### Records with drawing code
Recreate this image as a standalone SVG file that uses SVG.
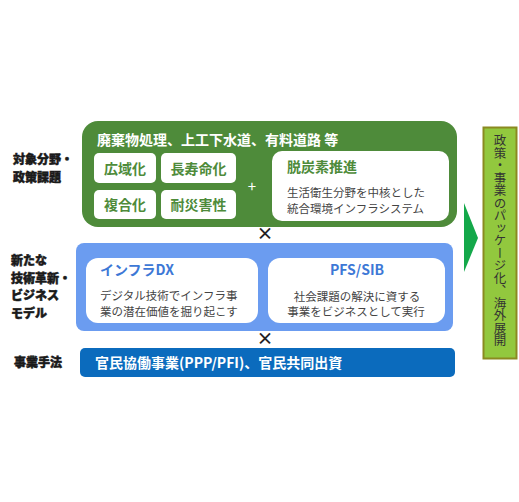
<svg xmlns="http://www.w3.org/2000/svg" width="519" height="502" viewBox="0 0 519 502">
<style>
text{font-family:"Noto Sans CJK JP","Noto Sans CJK SC",sans-serif}
.lbl{font-size:12px;font-weight:900;fill:#1a1a1a;stroke:#1a1a1a;stroke-width:0.5}
.wbox{fill:#ffffff}
.gt{font-size:14px;font-weight:bold;fill:#4e8b3a}
.bt{font-size:14px;font-weight:bold;fill:#3d78d6}
.gray{font-size:11.5px;fill:#444}
.ttl{font-size:14px;font-weight:bold;fill:#fff}
.op{font-size:17px;font-weight:bold;fill:#222}
</style>
<rect width="519" height="502" fill="#fff"/>
<g id="label-target">
<text class="lbl" x="13" y="164">対象分野・</text>
<text class="lbl" x="13" y="182">政策課題</text>
</g>
<g id="label-tech">
<text class="lbl" x="11" y="265">新たな</text>
<text class="lbl" x="11" y="282.5">技術革新・</text>
<text class="lbl" x="11" y="300">ビジネス</text>
<text class="lbl" x="11" y="317.5">モデル</text>
</g>
<g id="label-method">
<text class="lbl" x="14" y="367">事業手法</text>
</g>
<g id="green-group">
<rect x="82" y="121" width="375" height="106" rx="16" fill="#4e8b3a"/>
<text class="ttl" x="97" y="145">廃棄物処理、上工下水道、有料道路 等</text>
</g>
<g id="n-kouiki"><rect class="wbox" x="94" y="153" width="62" height="30" rx="5"/><text class="gt" x="125" y="174" text-anchor="middle">広域化</text></g>
<g id="n-chouju"><rect class="wbox" x="161" y="153" width="75" height="30" rx="5"/><text class="gt" x="198.5" y="174" text-anchor="middle">長寿命化</text></g>
<g id="n-fukugou"><rect class="wbox" x="94" y="190" width="62" height="29" rx="5"/><text class="gt" x="125" y="210" text-anchor="middle">複合化</text></g>
<g id="n-taisai"><rect class="wbox" x="161" y="190" width="75" height="29" rx="5"/><text class="gt" x="198.5" y="210" text-anchor="middle">耐災害性</text></g>
<text x="252" y="192" font-size="15" fill="#fff" text-anchor="middle" font-family="Liberation Sans,sans-serif">+</text>
<g id="n-datsutanso">
<rect class="wbox" x="272" y="151" width="177" height="70" rx="10"/>
<text class="gt" x="287" y="172" font-size="15">脱炭素推進</text>
<text class="gray" x="287" y="197">生活衛生分野を中核とした</text>
<text class="gray" x="287" y="213">統合環境インフラシステム</text>
</g>
<g id="blue-group">
<rect x="76" y="243" width="377" height="88" rx="8" fill="#6b9cf0"/>
</g>
<g id="n-infradx">
<rect class="wbox" x="86" y="258" width="172" height="65" rx="12"/>
<text class="bt" x="100" y="275">インフラDX</text>
<text class="gray" x="100" y="300">デジタル技術でインフラ事</text>
<text class="gray" x="100" y="316">業の潜在価値を掘り起こす</text>
</g>
<g id="n-pfs">
<rect class="wbox" x="268" y="258" width="177" height="65" rx="12"/>
<text class="bt" x="357" y="275" text-anchor="middle">PFS/SIB</text>
<text class="gray" x="357" y="301" text-anchor="middle">社会課題の解決に資する</text>
<text class="gray" x="356" y="316" text-anchor="middle">事業をビジネスとして実行</text>
</g>
<g id="n-ppp">
<rect x="80" y="348" width="375" height="29" rx="5" fill="#0b6bbd"/>
<text class="ttl" x="95" y="368" font-size="14.5">官民協働事業(PPP/PFI)、官民共同出資</text>
</g>
<g id="n-package">
<rect x="483.5" y="127.5" width="33" height="231" fill="#92c83e" stroke="#8a8a20" stroke-width="2"/>
<text x="500" y="134" font-size="12.5" fill="#333" style="writing-mode:vertical-rl;text-orientation:upright" text-anchor="start">政策・事業のパッケージ化、海外展開</text>
</g>
<g id="connectors">
<polygon points="464,203 478,238 464,272" fill="#14a84a"/>
<text class="op" x="265" y="240" text-anchor="middle" font-family="Liberation Sans,sans-serif">×</text>
<text class="op" x="265" y="345" text-anchor="middle" font-family="Liberation Sans,sans-serif">×</text>
</g>
</svg>
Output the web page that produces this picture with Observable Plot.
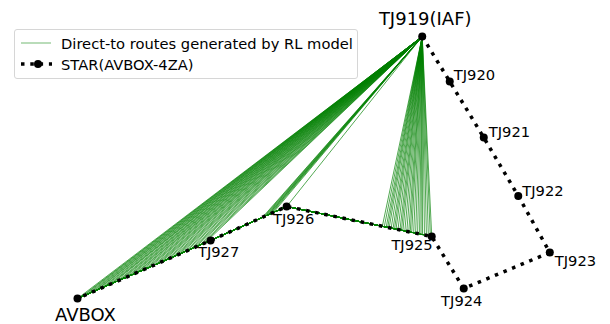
<!DOCTYPE html>
<html>
<head>
<meta charset="utf-8">
<script src="https://cdn.jsdelivr.net/npm/d3@7"></script>
<script src="https://cdn.jsdelivr.net/npm/@observablehq/plot@0.6"></script>
<style>
  html, body { margin: 0; padding: 0; background: #fff; }
  #wrap { position: relative; width: 610px; height: 324px; font-family: "DejaVu Sans", sans-serif; }
  #legend { position: absolute; left: 14px; top: 29px; width: 342px; height: 48px;
            border: 1px solid #d6d6d6; border-radius: 3px; background: rgba(255,255,255,0.85);
            font-size: 14.7px; color: #000; }
  .row { position: absolute; left: 0; height: 20px; display: flex; align-items: center; }
  .row svg { position: absolute; left: 5px; }
  .row span { position: absolute; left: 46px; white-space: nowrap; }
</style>
</head>
<body>
<div id="wrap">
  <div id="chart"></div>
  <div id="legend">
    <div class="row" style="top:3px">
      <svg width="32" height="20"><line x1="1" x2="31" y1="10" y2="10" stroke="green" stroke-opacity="0.55" stroke-width="1"/></svg>
      <span>Direct-to routes generated by RL model</span>
    </div>
    <div class="row" style="top:24px">
      <svg width="32" height="20"><line x1="0" x2="32" y1="10" y2="10" stroke="#000" stroke-width="3.5" stroke-dasharray="3.5,5.8" stroke-dashoffset="-1"/><circle cx="18" cy="10" r="4" fill="#000"/></svg>
      <span>STAR(AVBOX-4ZA)</span>
    </div>
  </div>
</div>
<script>
// STAR waypoints (relative coordinates, nm-like units), in flight order
const waypointNames = ["TJ919(IAF)", "TJ920", "TJ921", "TJ922", "TJ923", "TJ924", "TJ925", "TJ926", "TJ927", "AVBOX"];
const waypointX = [34.45, 37.2, 40.6, 44.05, 47.2, 38.6, 35.4, 20.9, 13.3, 0.0];
const waypointY = [26.2, 21.7, 16.1, 10.25, 4.6, 1.0, 6.2, 9.2, 5.8, 0.0];

// Direct-to points generated by the RL model, as along-track distance from AVBOX
// (AVBOX -> TJ927 -> TJ926 -> TJ925)
const directToAlongTrack = [
  0.0, 0.35, 0.6, 0.95, 1.3, 1.6, 1.95, 2.2, 2.6, 2.9, 3.3, 3.6, 3.85, 4.3, 4.6, 4.9,
  5.3, 5.6, 5.9, 6.3, 6.55, 6.9, 7.3, 7.6, 7.9, 8.3, 8.6, 8.9, 9.2, 9.6, 9.9, 10.3,
  10.6, 10.9, 11.2, 11.6, 11.9, 12.3, 12.6, 12.9, 13.3, 13.6, 13.9,
  20.2, 20.35, 20.5, 20.65, 20.8, 20.9, 21.05, 21.2, 21.4,
  22.84,
  32.6, 32.8, 33.0, 33.15, 33.3, 33.5, 33.7, 33.85, 34.0, 34.2, 34.4, 34.55, 34.7, 34.9,
  35.1, 35.3, 35.45, 35.6, 35.8, 36.0, 36.2, 36.4, 36.55, 36.7, 36.9, 37.1, 37.3, 37.5, 37.65
];

const waypoints = waypointNames.map((name, i) => ({name, x: waypointX[i], y: waypointY[i]}));
const byName = Object.fromEntries(waypoints.map(d => [d.name, d]));
const iaf = byName["TJ919(IAF)"];
// route leg used by the direct-to routes, starting at AVBOX
const leg = ["AVBOX", "TJ927", "TJ926", "TJ925"].map(n => byName[n]);

function routeTo(dist) {
  const pts = [leg[0]];
  let rem = dist;
  for (let i = 1; i < leg.length; i++) {
    const a = leg[i - 1], b = leg[i];
    const len = Math.hypot(b.x - a.x, b.y - a.y);
    if (rem <= len || i === leg.length - 1) {
      const t = Math.min(1, rem / len);
      pts.push({x: a.x + t * (b.x - a.x), y: a.y + t * (b.y - a.y)});
      break;
    }
    pts.push(b);
    rem -= len;
  }
  pts.push(iaf);
  return pts;
}

const greenRows = [];
directToAlongTrack.forEach((d, k) => {
  routeTo(d).forEach(p => greenRows.push({id: k, x: p.x, y: p.y}));
});

const labelStyle = {
  "TJ919(IAF)": {anchor: "middle", dx: 3, dy: -17, size: 18},
  "AVBOX": {anchor: "middle", dx: 8, dy: 17, size: 18},
  "TJ920": {anchor: "start", dx: 4, dy: -6, size: 14.7},
  "TJ921": {anchor: "start", dx: 5, dy: -5, size: 14.7},
  "TJ922": {anchor: "start", dx: 4, dy: -5, size: 14.7},
  "TJ923": {anchor: "start", dx: 5, dy: 9, size: 14.7},
  "TJ924": {anchor: "middle", dx: -2, dy: 13, size: 14.7},
  "TJ925": {anchor: "end", dx: 1, dy: 9, size: 14.7},
  "TJ926": {anchor: "middle", dx: 7, dy: 13, size: 14.7},
  "TJ927": {anchor: "middle", dx: 8, dy: 12, size: 14.7}
};

const labelMarks = waypoints.map(w => {
  const s = labelStyle[w.name];
  return Plot.text([w], {x: "x", y: "y", text: "name", textAnchor: s.anchor, dx: s.dx, dy: s.dy,
    fontSize: s.size, fill: "#000"});
});

const chart = Plot.plot({
  width: 610,
  height: 324,
  margin: 0,
  style: {fontFamily: "DejaVu Sans, sans-serif", background: "#fff", overflow: "visible"},
  x: {domain: [0, 47.2], range: [77, 549.3], axis: null},
  y: {domain: [0, 26.2], range: [298, 36], axis: null},
  marks: [
    Plot.line(greenRows, {x: "x", y: "y", z: "id", stroke: "green", strokeWidth: 0.8, strokeOpacity: 0.85, curve: "linear"}),
    Plot.line(waypoints, {x: "x", y: "y", stroke: "#000", strokeWidth: 3.5, strokeDasharray: "3.5,5.8", strokeLinecap: "butt"}),
    Plot.dot(waypoints, {x: "x", y: "y", r: 4, fill: "#000", stroke: "none"}),
    ...labelMarks
  ]
});
document.getElementById("chart").appendChild(chart);
</script>
</body>
</html>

### Direction
Using the records above, list each line that includes "this".

### Task result
Recreate this image as a standalone SVG file that uses SVG.
Output the web page that produces this picture with Observable Plot.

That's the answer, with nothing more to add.